A nurse who has not milk enough is apt to imagine that this defect may be supplied by giving the child wines, cordial waters, or other strong liquors. This is an egregious mistake. The only thing that has any chance to supply the place of the nurse’s milk, must be somewhat nearly of the same quality, as cow’s milk, ass’s milk, or beef tea, with good bread. It never can be done by the help of strong liquors. These, instead of nourishing an infant, never fail to produce the contrary effect.

Children are often hurt by nurses suffering them to cry long and vehemently. This strains their tender bodies, and frequently occasions ruptures, inflammations of the throat, lungs, &c. A child never continues to cry long without some cause, which might always be discovered by proper attention; and the nurse who can hear an infant cry till it has almost spent itself, without endeavouring to please it, must be cruel indeed, and is unworthy to be intrusted with the care of an human creature.

Nurses who deal much in medicine are always to be suspected. They trust to it, and neglect their duty. I never knew a good nurse who had her Godfrey’s cordials, Daffy’s elixirs, &c. at hand. Such generally imagine, that a dose of medicine will make up for all defects in food, air, exercise, and cleanliness. By errors of this kind, I will venture to say, that one half the children who die annually in London lose their lives.

Allowing children to continue long wet, is another very pernicious custom of indolent nurses. This is not only disagreeable, but it galls and frets the infant, and by relaxing the solids, occasions scrophulas, rickets, and other diseases.
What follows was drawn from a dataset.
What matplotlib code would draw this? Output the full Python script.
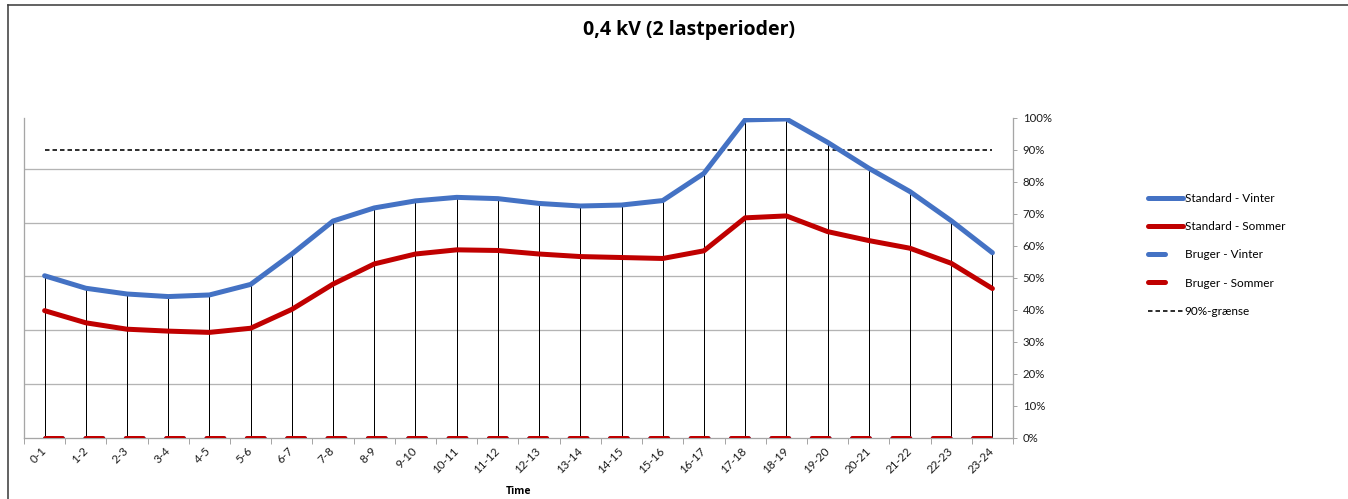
import numpy as np
import matplotlib
matplotlib.use("Agg")
import matplotlib.pyplot as plt
from matplotlib.lines import Line2D

plt.rcParams['font.family'] = ['Lato', 'DejaVu Sans']
plt.rcParams['lines.scale_dashes'] = False

# ---------------- data ----------------
categories = ["0-1", "1-2", "2-3", "3-4", "4-5", "5-6", "6-7", "7-8", "8-9", "9-10",
              "10-11", "11-12", "12-13", "13-14", "14-15", "15-16", "16-17", "17-18",
              "18-19", "19-20", "20-21", "21-22", "22-23", "23-24"]
standard_vinter = [50.7, 46.8, 45.0, 44.2, 44.7, 48.0, 57.5, 67.8, 71.9, 74.1, 75.2, 74.8,
                   73.3, 72.5, 72.8, 74.2, 82.7, 99.4, 99.7, 92.4, 84.3, 77.0, 67.9, 57.9]
standard_sommer = [39.8, 36.0, 34.0, 33.4, 33.0, 34.3, 40.2, 48.1, 54.4, 57.5, 58.8, 58.6,
                   57.5, 56.7, 56.4, 56.1, 58.5, 68.8, 69.4, 64.5, 61.7, 59.3, 54.6, 46.7]
bruger_vinter = [0.0] * 24
bruger_sommer = [0.0] * 24
graense = [90.0] * 24
y_ticks = [0, 10, 20, 30, 40, 50, 60, 70, 80, 90, 100]

title = "0,4 kV (2 lastperioder)"
x_label = "Time"
labels = ["Standard - Vinter", "Standard - Sommer", "Bruger - Vinter",
          "Bruger - Sommer", "90%-grænse"]

# ---------------- style ----------------
W, H = 1348, 499
BLUE = "#4472C4"
RED = "#C00000"
GRAY = "#A6A6A6"
PX = 0.72  # points per pixel at dpi 100
grid_step = 16.83  # primary-axis gridline spacing in % units
BOLD_FONT = ['Open Sans', 'DejaVu Sans']

fig = plt.figure(figsize=(W / 100, H / 100), dpi=100)
ax_left, ax_right, ax_bottom, ax_top = 24, 1013, 438, 118
ax = fig.add_axes([ax_left / W, 1 - ax_bottom / H, (ax_right - ax_left) / W,
                   (ax_bottom - ax_top) / H])

x = np.arange(len(categories))
ax.set_xlim(-0.5, len(categories) - 0.5)
ax.set_ylim(0, 100)

# gridlines (primary axis, irregular w.r.t. secondary)
for k in range(1, 6):
    ax.axhline(k * grid_step, color="#B4B4B4", lw=1.3 * PX, zorder=1)

# drop lines
top = np.maximum(np.array(standard_vinter), np.array(standard_sommer))
ax.vlines(x, 0, top, color="black", lw=1.0 * PX, zorder=2)

lw = 5 * PX
l1, = ax.plot(x, standard_vinter, color=BLUE, lw=lw, solid_capstyle="round",
              solid_joinstyle="round", zorder=4)
l2, = ax.plot(x, standard_sommer, color=RED, lw=lw, solid_capstyle="round",
              solid_joinstyle="round", zorder=4)
period_px = 40.35
on_px = 17
dash = (0, (on_px * PX, (period_px - on_px) * PX))
l3, = ax.plot(x, bruger_vinter, color=BLUE, lw=lw, linestyle=dash,
              dash_capstyle="round", zorder=3)
l4, = ax.plot(x, bruger_sommer, color=RED, lw=lw, linestyle=dash,
              dash_capstyle="round", zorder=3)
l5, = ax.plot(x, graense, color="black", lw=1.6 * PX,
              linestyle=(0, (4.5 * PX, 3 * PX)), zorder=3)

# spines
ax.spines["top"].set_visible(False)
for s in ["left", "right", "bottom"]:
    ax.spines[s].set_color(GRAY)
    ax.spines[s].set_linewidth(1.3 * PX)

# y axis on right
ax.yaxis.tick_right()
ax.set_yticks(y_ticks)
ax.set_yticklabels([f"{v}%" for v in y_ticks])
ax.tick_params(axis="y", direction="out", length=3, width=1 * PX, color=GRAY,
               labelsize=8.2, pad=4, labelcolor="#1a1a1a")

# x axis
ax.set_xticks(x)
ax.set_xticklabels(categories, rotation=45, ha="right", va="center",
                   rotation_mode="anchor")
ax.set_xticks(np.arange(-0.5, len(categories)), minor=True)
ax.tick_params(axis="x", which="major", length=0, labelsize=8.4, pad=8,
               labelcolor="#1a1a1a")
ax.tick_params(axis="x", which="minor", direction="out", length=4,
               width=1 * PX, color=GRAY)
ax.set_xlabel(x_label, fontsize=7.5, fontweight="bold", family=BOLD_FONT)
ax.xaxis.set_label_coords(0.5, (ax_bottom - 491) / (ax_bottom - ax_top))
ax.xaxis.label.set_va("center")

# title
fig.text(689 / W, 1 - 30 / H, title, ha="center", va="center",
         fontsize=14, fontweight="bold", family=BOLD_FONT)

# legend
leg = fig.legend([l1, l2, l3, l4, l5], labels, loc="center left",
                 bbox_to_anchor=(1148 / W, 1 - 255 / H), frameon=False,
                 fontsize=8.5, handlelength=3.0, handletextpad=0.1,
                 labelspacing=1.45, borderpad=0, borderaxespad=0)

# chart border
fig.add_artist(Line2D([8 / W, 1], [1 - 5 / H, 1 - 5 / H], color="#404040",
                      lw=1.6 * PX, transform=fig.transFigure))
fig.add_artist(Line2D([8 / W, 8 / W], [0, 1 - 5 / H], color="#404040",
                      lw=1.6 * PX, transform=fig.transFigure))

fig.savefig("out.png", dpi=100)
A dirty nurse is always to be suspected.

Nature often attempts to free the bodies of children from bad humours, by throwing them upon the skin: by this means fevers and other diseases are prevented. Nurses are apt to mistake such critical eruptions for an itch, or some other infectious disorder. Accordingly they take every method to drive them in. In this way many children lose their lives; and no wonder, as Nature is opposed in the very method she takes to relieve them. It ought to be a rule, which every nurse should observe, never to stop any eruption without proper advice, or being well assured that it is not of a critical nature. At any rate, it is never to be done without previous evacuations.
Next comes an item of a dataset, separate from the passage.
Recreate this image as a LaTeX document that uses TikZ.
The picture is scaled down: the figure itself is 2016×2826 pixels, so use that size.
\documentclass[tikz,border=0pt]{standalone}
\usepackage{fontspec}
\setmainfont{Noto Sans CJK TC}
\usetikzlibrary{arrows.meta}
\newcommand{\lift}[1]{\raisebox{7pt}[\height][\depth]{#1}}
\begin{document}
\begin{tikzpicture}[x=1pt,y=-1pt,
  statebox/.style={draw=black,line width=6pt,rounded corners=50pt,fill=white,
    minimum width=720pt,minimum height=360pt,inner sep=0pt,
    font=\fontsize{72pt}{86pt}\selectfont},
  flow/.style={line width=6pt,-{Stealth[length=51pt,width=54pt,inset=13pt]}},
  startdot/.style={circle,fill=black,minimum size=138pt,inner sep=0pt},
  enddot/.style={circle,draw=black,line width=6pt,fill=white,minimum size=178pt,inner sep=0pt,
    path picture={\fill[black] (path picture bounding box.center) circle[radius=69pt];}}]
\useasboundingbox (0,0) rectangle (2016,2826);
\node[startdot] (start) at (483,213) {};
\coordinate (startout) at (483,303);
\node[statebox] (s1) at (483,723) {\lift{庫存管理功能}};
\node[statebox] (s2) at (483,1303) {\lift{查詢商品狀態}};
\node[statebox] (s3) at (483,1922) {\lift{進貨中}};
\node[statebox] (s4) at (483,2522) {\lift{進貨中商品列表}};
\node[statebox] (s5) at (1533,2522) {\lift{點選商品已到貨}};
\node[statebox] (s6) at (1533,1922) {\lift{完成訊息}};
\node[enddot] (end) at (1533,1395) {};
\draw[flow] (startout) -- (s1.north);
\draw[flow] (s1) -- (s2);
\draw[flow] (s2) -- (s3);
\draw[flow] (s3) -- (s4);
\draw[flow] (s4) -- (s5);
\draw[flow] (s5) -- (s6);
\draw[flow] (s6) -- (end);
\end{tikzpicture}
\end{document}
Loose stools is another method by which Nature often prevents or carries off the diseases of infants. If these proceed too far, no doubt they ought to be checked; but this is never to be done without the greatest caution. Nurses, upon the first appearance of loose stools, frequently fly to the use of astringents, or such things as bind the body. Hence inflammatory fevers, and other fatal diseases, are occasioned. A dose of rhubarb, a gentle vomit, or some other evacuation, should always precede the use of astringent medicines.

One of the greatest faults of nurses is, concealing the diseases of children from their parents. This they are extremely ready to do, especially when the disease is the effect of their own negligence. Many instances might be given of persons who have been rendered lame for life by a fall from their nurse’s arms, which she, through fear, concealed till the misfortune was past cure. Every parent who intrusts a nurse with the care of a child, ought to give her the strictest charge not to conceal the most trifling disorder or misfortune that may befal it.
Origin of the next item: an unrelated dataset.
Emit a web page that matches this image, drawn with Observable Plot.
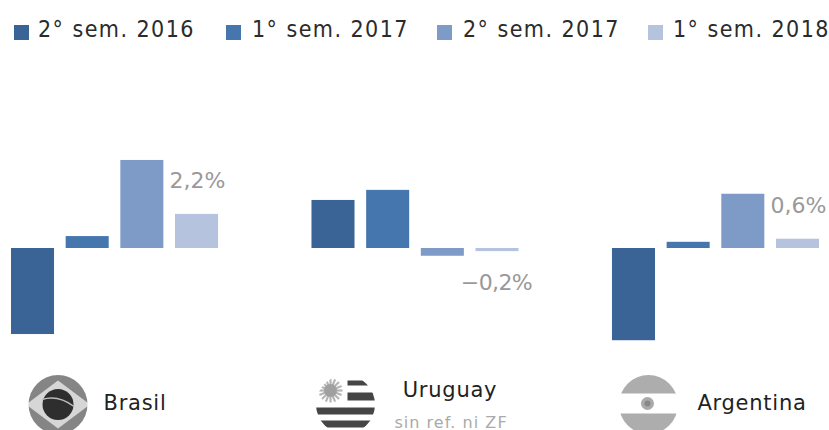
<!DOCTYPE html>
<html><head><meta charset="utf-8">
<script src="https://cdn.jsdelivr.net/npm/d3@7"></script>
<script src="https://cdn.jsdelivr.net/npm/@observablehq/plot@0.6"></script>
<style>
html,body{margin:0;padding:0;background:#fff;overflow:hidden}
#wrap{position:relative;width:829px;height:430px;font-family:"DejaVu Sans Condensed","DejaVu Sans",sans-serif}
#legend{position:relative;height:55px}
#legend span.s{position:absolute;top:25px;width:15px;height:15px}
#legend span.t{position:absolute;top:15px;font-size:23px;line-height:28px;color:#2b2b2b;white-space:nowrap;letter-spacing:1.45px}
svg{display:block}
</style></head><body>
<div id="wrap"><div id="legend"></div><div id="chart"></div></div>
<script>
const semesters = ["2° sem. 2016","1° sem. 2017","2° sem. 2017","1° sem. 2018"];
const colors = ["#3A6496","#4676AE","#7E9AC6","#B5C3DE"];
const countries = ["Brasil","Uruguay","Argentina"];
const brasil = [-5.55,0.77,5.68,2.2];
const uruguay = [3.1,3.75,-0.5,-0.2];
const argentina = [-5.95,0.4,3.5,0.6];
const endLabels = ["2,2%","\u22120,2%","0,6%"];
const swatchLeft = [14,226,437,648];
const textLeft = [38,252,463,673];

const series = {Brasil:brasil,Uruguay:uruguay,Argentina:argentina};
const bars = countries.flatMap(c=>semesters.map((s,i)=>({country:c,sem:s,value:series[c][i]})));
const lastBars = countries.map((c,i)=>({country:c,sem:semesters[3],value:series[c][3],label:endLabels[i]}));

const svgUri = s => "data:image/svg+xml;utf8,"+encodeURIComponent(`<svg xmlns="http://www.w3.org/2000/svg" viewBox="0 0 60 60"><defs><clipPath id="c"><circle cx="30" cy="30" r="29.5"/></clipPath><filter id="b" x="-10%" y="-10%" width="120%" height="120%"><feGaussianBlur stdDeviation="0.6"/></filter></defs><g clip-path="url(#c)"><g filter="url(#b)">${s}</g></g></svg>`);
const rays = d3.range(16).map(i=>{const a=i*Math.PI/8;return `<line x1="15" y1="16" x2="${15+12*Math.cos(a)}" y2="${16+12*Math.sin(a)}" stroke="#b5b5b5" stroke-width="2.2"/>`}).join("");
const flags = {
 Brasil: svgUri(`<rect x="-5" y="-5" width="70" height="70" fill="#858585"/><path d="M30 6L62 30L30 54L-2 30Z" fill="#d6d6d6"/><circle cx="30" cy="30" r="15.5" fill="#2e2e2e"/><path d="M14 25Q30 20 46 32" stroke="#bbb" stroke-width="1.5" fill="none"/>`),
 Uruguay: svgUri(`<rect x="-5" y="-5" width="70" height="70" fill="#fff"/><path d="M32 6H60V11H32ZM32 18H60V26H32ZM0 33H60V40H0ZM0 46H60V53H0Z" fill="#444"/>${rays}<circle cx="15" cy="16" r="6.5" fill="#a0a0a0"/>`),
 Argentina: svgUri(`<rect x="-5" y="-5" width="70" height="70" fill="#adadad"/><rect x="-5" y="19" width="70" height="20" fill="#fff"/><circle cx="29" cy="29" r="6.5" fill="#aaa"/><circle cx="29" cy="29" r="3" fill="#888"/>`)
};
const flagDx = {Brasil:-57,Uruguay:-70,Argentina:-67.5};
const nameDx = {Brasil:20,Uruguay:34.5,Argentina:36};
const nameDy = {Brasil:-21,Uruguay:-34,Argentina:-21};
const subtitle = "sin ref. ni ZF";

const legend = document.getElementById("legend");
semesters.forEach((s,i)=>{
  legend.insertAdjacentHTML("beforeend",`<span class="s" style="left:${swatchLeft[i]}px;background:${colors[i]}"></span><span class="t" style="left:${textLeft[i]}px">${s}</span>`);
});

const chart = Plot.plot({
  width:829,height:375,marginLeft:11,marginRight:10,marginTop:0,marginBottom:0,
  fx:{domain:countries,axis:null,paddingInner:0.311,paddingOuter:0,round:false,label:null},
  x:{domain:semesters,axis:null,paddingInner:0.213,paddingOuter:0,round:false},
  y:{domain:[-6,6],range:[286,100],axis:null},
  color:{domain:semesters,range:colors},
  marks:[
    Plot.barY(bars,{fx:"country",x:"sem",y1:0,y2:"value",fill:"sem"}),
    Plot.text(lastBars.filter(d=>d.value>0),{fx:"country",x:"sem",y:"value",text:"label",dy:-33,dx:0.5,fill:"#999",fontSize:22,fontFamily:"DejaVu Sans"}),
    Plot.text(lastBars.filter(d=>d.value<0),{fx:"country",x:"sem",y:"value",text:"label",dy:31,dx:-1,fill:"#999",fontSize:22,fontFamily:"DejaVu Sans"}),
    ...countries.flatMap(c=>[
      Plot.image([c],{fx:d=>d,frameAnchor:"bottom",src:d=>flags[d],width:60,height:60,dx:flagDx[c],dy:-26}),
      Plot.text([c],{fx:d=>d,frameAnchor:"bottom",text:d=>d,dx:nameDx[c],dy:nameDy[c],fill:"#222",fontSize:21,fontFamily:"DejaVu Sans"})
    ]),
    Plot.text(["Uruguay"],{fx:d=>d,frameAnchor:"bottom",text:()=>subtitle,dx:35.5,dy:-3,fill:"#aaa",fontSize:16,fontFamily:"DejaVu Sans"})
  ]
});
chart.querySelectorAll("text").forEach(t=>{
  const s=t.textContent;
  if(countries.includes(s)) t.style.letterSpacing="0.75px";
  else if(s===subtitle) t.style.letterSpacing="1.05px";
  else if(s.startsWith("\u2212")) t.style.letterSpacing="-0.6px";
});
document.getElementById("chart").appendChild(chart);
</script>
</body></html>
We can see no reason why a nurse, who conceals any misfortune which happens to a child under her care, till it loses its life or limbs, should not be punished. A few examples of this would save the lives of many infants; but as there is little reason to expect that it ever will be the case, we would earnestly recommend it to all parents to look carefully after their children, and not to trust so valuable a treasure entirely in the hands of an hireling.

No person ought to imagine these things unworthy of his attention. On the proper management of children depend not only their health and usefulness in life, but likewise the safety and prosperity of the state to which they belong. Effeminacy ever will prove the ruin of any state where it prevails; and, when its foundations are laid in infancy, it can never afterwards be wholly eradicated. Parents who love their offspring, and wish well to their country, ought therefore, in the management of their children, to avoid every thing that may have a tendency to make them weak or effeminate, and to take every method in their power to render their constitutions strong and hardy.